#### [PROBLEM TO WORK ON]
From the top of the entries, reproduce each line exactly, stopping after the line that contains "import plotly.graph_objects as go". Omit pictures.

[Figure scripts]
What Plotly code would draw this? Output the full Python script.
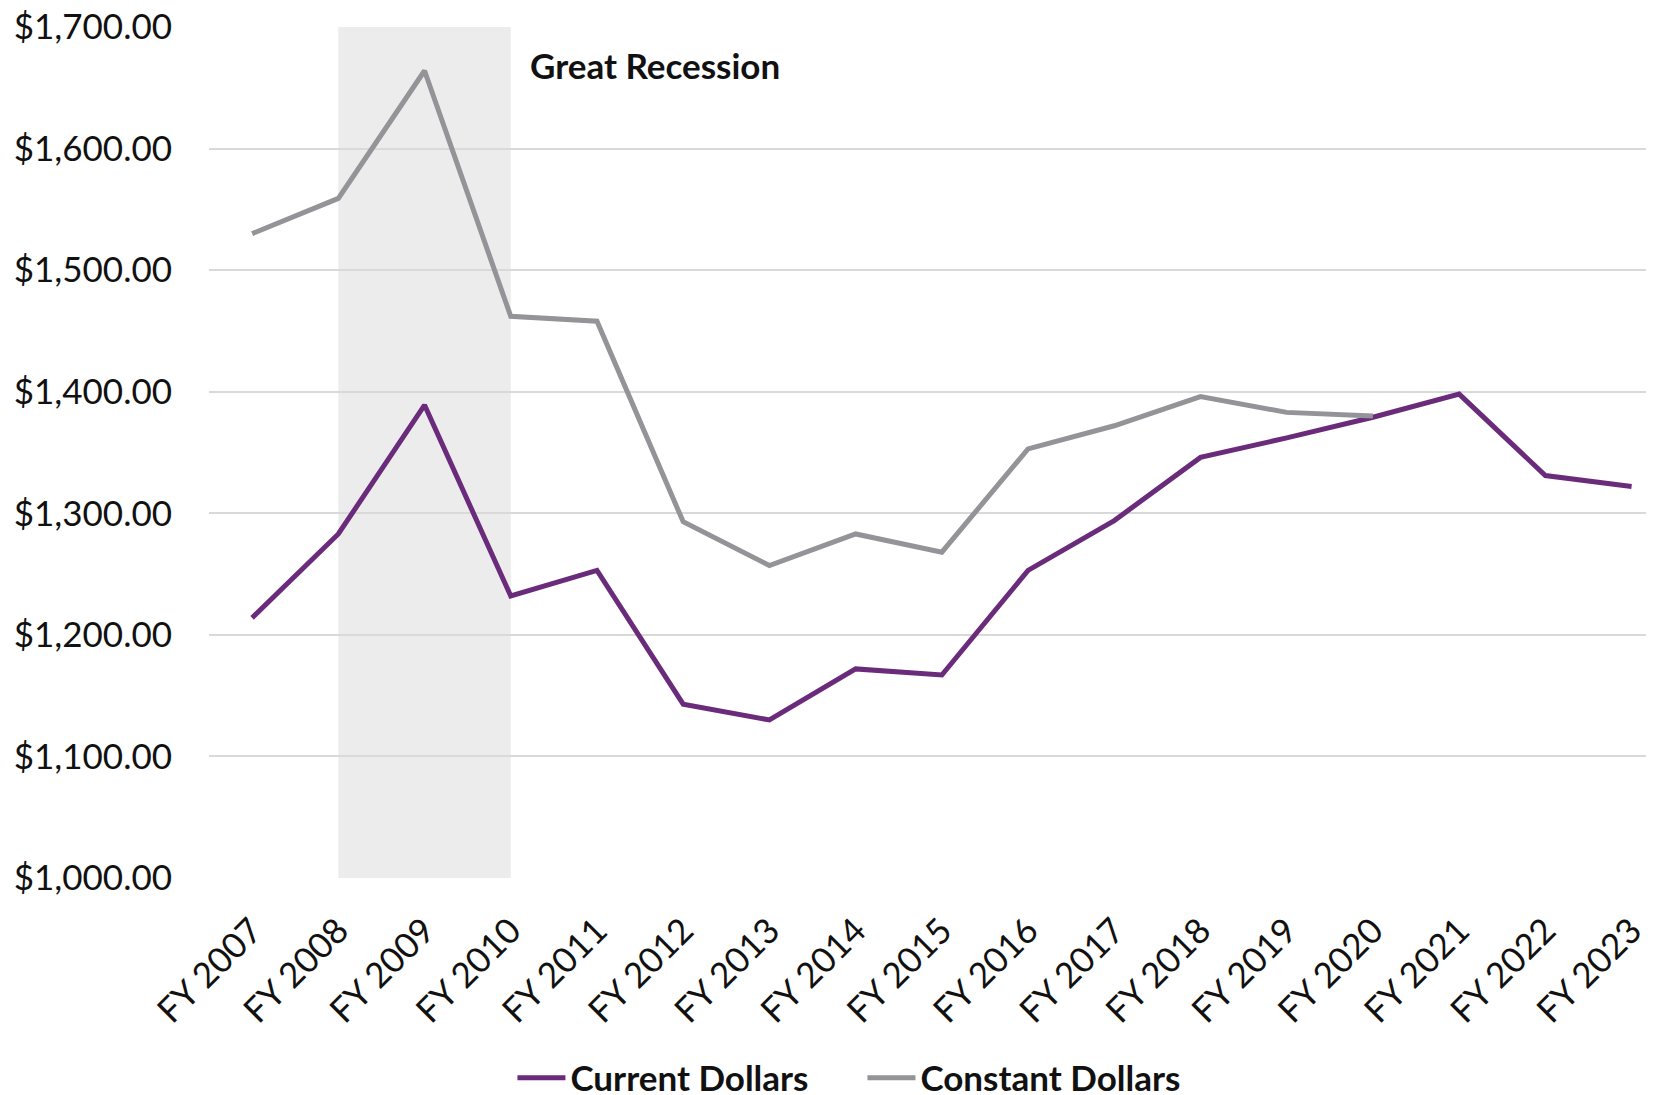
import plotly.graph_objects as go

years = ["FY 2007", "FY 2008", "FY 2009", "FY 2010", "FY 2011", "FY 2012", "FY 2013",
         "FY 2014", "FY 2015", "FY 2016", "FY 2017", "FY 2018", "FY 2019", "FY 2020",
         "FY 2021", "FY 2022", "FY 2023"]
current_dollars = [1214, 1283, 1389, 1232, 1253, 1143, 1130, 1172, 1167, 1253, 1294,
                   1346, 1362, 1379, 1398, 1331, 1322]
constant_dollars = [1530, 1559, 1664, 1462, 1458, 1293, 1257, 1283, 1268, 1353, 1372,
                    1396, 1383, 1380, None, None, None]
recession_start = "FY 2008"
recession_end = "FY 2010"
recession_label = "Great Recession"
y_ticks = [1000, 1100, 1200, 1300, 1400, 1500, 1600, 1700]

FONT = "Lato"
PURPLE = "#6a2b7b"
GRAY = "#939398"

fig = go.Figure()
fig.add_trace(go.Scatter(x=years, y=current_dollars, mode="lines", name="Current Dollars",
                         line=dict(color=PURPLE, width=5)))
fig.add_trace(go.Scatter(x=years, y=constant_dollars, mode="lines", name="Constant Dollars",
                         line=dict(color=GRAY, width=5)))

i0 = years.index(recession_start)
i1 = years.index(recession_end)
fig.add_shape(type="rect", xref="x", yref="y", x0=i0, x1=i1, y0=y_ticks[0], y1=y_ticks[-1],
              fillcolor="#ececec", line=dict(width=0), layer="below")
fig.add_annotation(x=i1, y=1669, xref="x", yref="y", text="<b>" + recession_label + "</b>",
                   showarrow=False, xanchor="left", xshift=17,
                   font=dict(family=FONT, size=35, color="#111111"))

# page body has an 8px margin; figure sized to fit inside the 1654x1095 window
fig.update_layout(
    width=1646, height=1087,
    margin=dict(l=201, r=0, t=19, b=217, autoexpand=False),
    paper_bgcolor="white", plot_bgcolor="white",
    font=dict(family=FONT, color="#111111"),
    showlegend=True,
    legend=dict(orientation="h", x=0.210, xanchor="left", y=-0.235, yanchor="middle",
                font=dict(family=FONT, size=35, color="#111111", weight="bold"),
                itemwidth=48, entrywidth=287, entrywidthmode="pixels",
                traceorder="normal", tracegroupgap=0),
)
fig.update_xaxes(type="category", range=[-0.5, 16.26], tickangle=-45, automargin=False,
                 tickfont=dict(family=FONT, size=35, color="#111111"),
                 showgrid=False, showline=False, ticks="", ticklabelstandoff=24,
                 ticklabeloverflow="allow")
fig.update_yaxes(range=[y_ticks[0], y_ticks[-1]], tickvals=y_ticks, tickformat="$,.2f",
                 automargin=False, ticklabeloverflow="allow",
                 tickfont=dict(family=FONT, size=35, color="#111111"),
                 showgrid=True, gridcolor="#d9d9d9", gridwidth=1.5, zeroline=False,
                 showline=False, ticks="", ticklabelstandoff=36)

fig.write_html("out.html")
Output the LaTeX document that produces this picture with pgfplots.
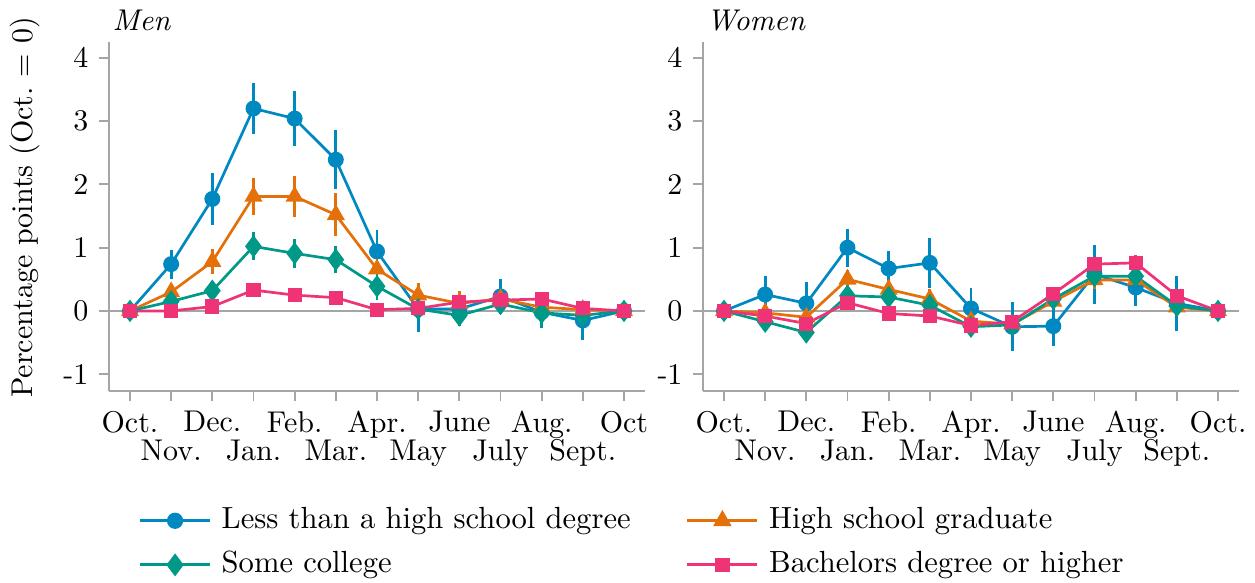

#### [CORRECT RESULT]
What Plotly code would draw this? Output the full Python script.
import plotly.graph_objects as go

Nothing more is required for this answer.